An ASCII Serial keyboard using a Picaxe 08M

This home-made keyboard was used long ago with a home-built terminal which was used at my work with a Radio Shack XENIX computer, which used 8" floppies and a 10 megabyte drive!
Of course, the computer and terminal is long gone but I couldn't bear to scrap the keyboard because of the lovely mahogany case. Besides, it uses high-quality hall-effect keyswitches.
The keyboard originally had no additional circuitry, being connected by parallel wires to the terminal. I took pity on it when I needed key inputs to my projects, as an easier alternative to the picaxe basic KEYIN command, since this old keyboard is plain ASCII and needs no decoding. Besides, the KEYIN command is not available in all Picaxe chips. The adaptation is very simple, and an 08M does it easily. The keyboard uses two flip-flops to handshake with the keyboard strobe, prevent double and missed keystrokes, and clock the key code into a shift register. This gives a purely static interface with the 08M. This keyboard has no LEDs, since the shift lock key is mechanically bi-static, but I added a bi-color LED for fun. It is powered from the connected device using pins 1 and 6.

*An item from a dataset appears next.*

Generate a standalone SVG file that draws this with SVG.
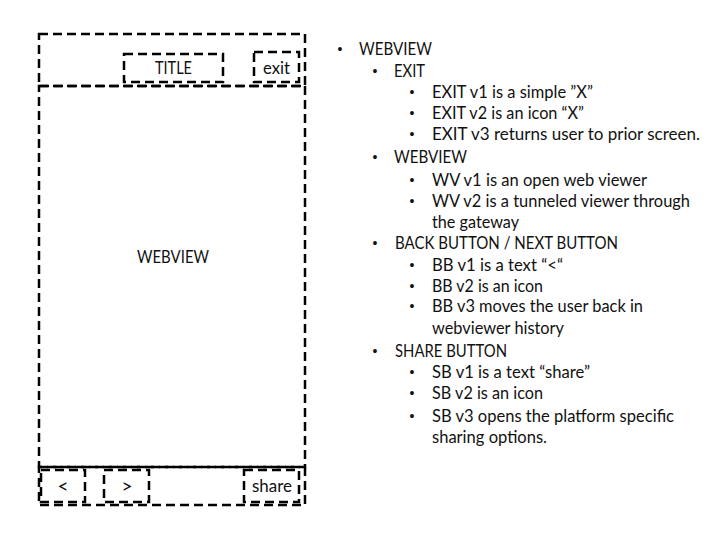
<svg xmlns="http://www.w3.org/2000/svg" width="720" height="540" viewBox="0 0 720 540">
  <style>
    .box { fill: none; stroke: #000; stroke-width: 2.5; stroke-dasharray: 9 5; }
    .t { font-family: Lato, "Liberation Sans", sans-serif; font-size: 17px; fill: #111; }
    .c { text-anchor: middle; }
    .b { font-family: "Liberation Sans", sans-serif; font-size: 14px; fill: #111; text-anchor: middle; }
    .k { font-size: 19px; }
  </style>
  <rect width="720" height="540" fill="#fff"/>

  <!-- phone frame: header, body, footer -->
  <g id="header">
    <rect class="box" x="39" y="34" width="266" height="52"/>
  </g>
  <g id="title">
    <rect class="box" x="124" y="54" width="99" height="28"/>
    <text class="t c" x="173.5" y="74" textLength="37" lengthAdjust="spacingAndGlyphs">TITLE</text>
  </g>
  <g id="exit">
    <rect class="box" x="254" y="52" width="45" height="30"/>
    <text class="t c" x="276.5" y="74" textLength="27" lengthAdjust="spacingAndGlyphs">exit</text>
  </g>
  <g id="webview">
    <rect class="box" x="39" y="86" width="266" height="381"/>
    <text class="t c" x="173" y="263" textLength="72" lengthAdjust="spacingAndGlyphs">WEBVIEW</text>
  </g>
  <g id="footer">
    <rect class="box" x="39" y="467" width="266" height="38"/>
  </g>
  <g id="back">
    <rect class="box" x="41" y="470" width="44" height="32"/>
    <text class="t c k" x="63" y="493">&lt;</text>
  </g>
  <g id="next">
    <rect class="box" x="104" y="470" width="45" height="32"/>
    <text class="t c k" x="127" y="493">&gt;</text>
  </g>
  <g id="share">
    <rect class="box" x="244" y="470" width="55" height="32"/>
    <text class="t c" x="272" y="492" textLength="40" lengthAdjust="spacingAndGlyphs">share</text>
  </g>

  <!-- notes list -->
  <g id="notes">
    <text class="b" x="340" y="54">•</text>
    <text class="t" x="359" y="55" textLength="73" lengthAdjust="spacingAndGlyphs">WEBVIEW</text>

    <text class="b" x="375" y="76">•</text>
    <text class="t" x="394" y="77" textLength="31" lengthAdjust="spacingAndGlyphs">EXIT</text>

    <text class="b" x="412" y="97">•</text>
    <text class="t" x="432" y="98" textLength="161" lengthAdjust="spacingAndGlyphs">EXIT v1 is a simple ”X”</text>
    <text class="b" x="412" y="118">•</text>
    <text class="t" x="432" y="119" textLength="152" lengthAdjust="spacingAndGlyphs">EXIT v2 is an icon “X”</text>
    <text class="b" x="412" y="139">•</text>
    <text class="t" x="432" y="140" textLength="268" lengthAdjust="spacingAndGlyphs">EXIT v3 returns user to prior screen.</text>

    <text class="b" x="375" y="162">•</text>
    <text class="t" x="394" y="163" textLength="73" lengthAdjust="spacingAndGlyphs">WEBVIEW</text>

    <text class="b" x="412" y="185">•</text>
    <text class="t" x="432" y="186" textLength="215" lengthAdjust="spacingAndGlyphs">WV v1 is an open web viewer</text>
    <text class="b" x="412" y="206">•</text>
    <text class="t" x="432" y="207" textLength="258" lengthAdjust="spacingAndGlyphs">WV v2 is a tunneled viewer through</text>
    <text class="t" x="432" y="228" textLength="87" lengthAdjust="spacingAndGlyphs">the gateway</text>

    <text class="b" x="375" y="248">•</text>
    <text class="t" x="395" y="249" textLength="223" lengthAdjust="spacingAndGlyphs">BACK BUTTON / NEXT BUTTON</text>

    <text class="b" x="412" y="270">•</text>
    <text class="t" x="432" y="271" textLength="131" lengthAdjust="spacingAndGlyphs">BB v1 is a text “&lt;“</text>
    <text class="b" x="412" y="291">•</text>
    <text class="t" x="432" y="292" textLength="111" lengthAdjust="spacingAndGlyphs">BB v2 is an icon</text>
    <text class="b" x="412" y="311">•</text>
    <text class="t" x="432" y="312" textLength="211" lengthAdjust="spacingAndGlyphs">BB v3 moves the user back in</text>
    <text class="t" x="432" y="334" textLength="132" lengthAdjust="spacingAndGlyphs">webviewer history</text>

    <text class="b" x="375" y="356">•</text>
    <text class="t" x="395" y="357" textLength="112" lengthAdjust="spacingAndGlyphs">SHARE BUTTON</text>

    <text class="b" x="412" y="377">•</text>
    <text class="t" x="432" y="378" textLength="158" lengthAdjust="spacingAndGlyphs">SB v1 is a text “share”</text>
    <text class="b" x="412" y="398">•</text>
    <text class="t" x="432" y="399" textLength="111" lengthAdjust="spacingAndGlyphs">SB v2 is an icon</text>
    <text class="b" x="412" y="421">•</text>
    <text class="t" x="432" y="422" textLength="242" lengthAdjust="spacingAndGlyphs">SB v3 opens the platform specific</text>
    <text class="t" x="432" y="443" textLength="115" lengthAdjust="spacingAndGlyphs">sharing options.</text>
  </g>
</svg>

The output is RS-232 Serial at 2400 baud, using a direct connection. It was necessary to connect the serial input line only when programming to prevent input signals from resetting the Picaxe. When programming, an external null-modem and power source is intersposed bewteen the keyboard and the PC. This re-connects the serial input.
The code includes an option selected by the F2 key to output as two-hex instead of ASCII, which was put in mainly to find out what the function keys outputted. There are a lot of such codes, since the shift and control keys modify the output of most keys.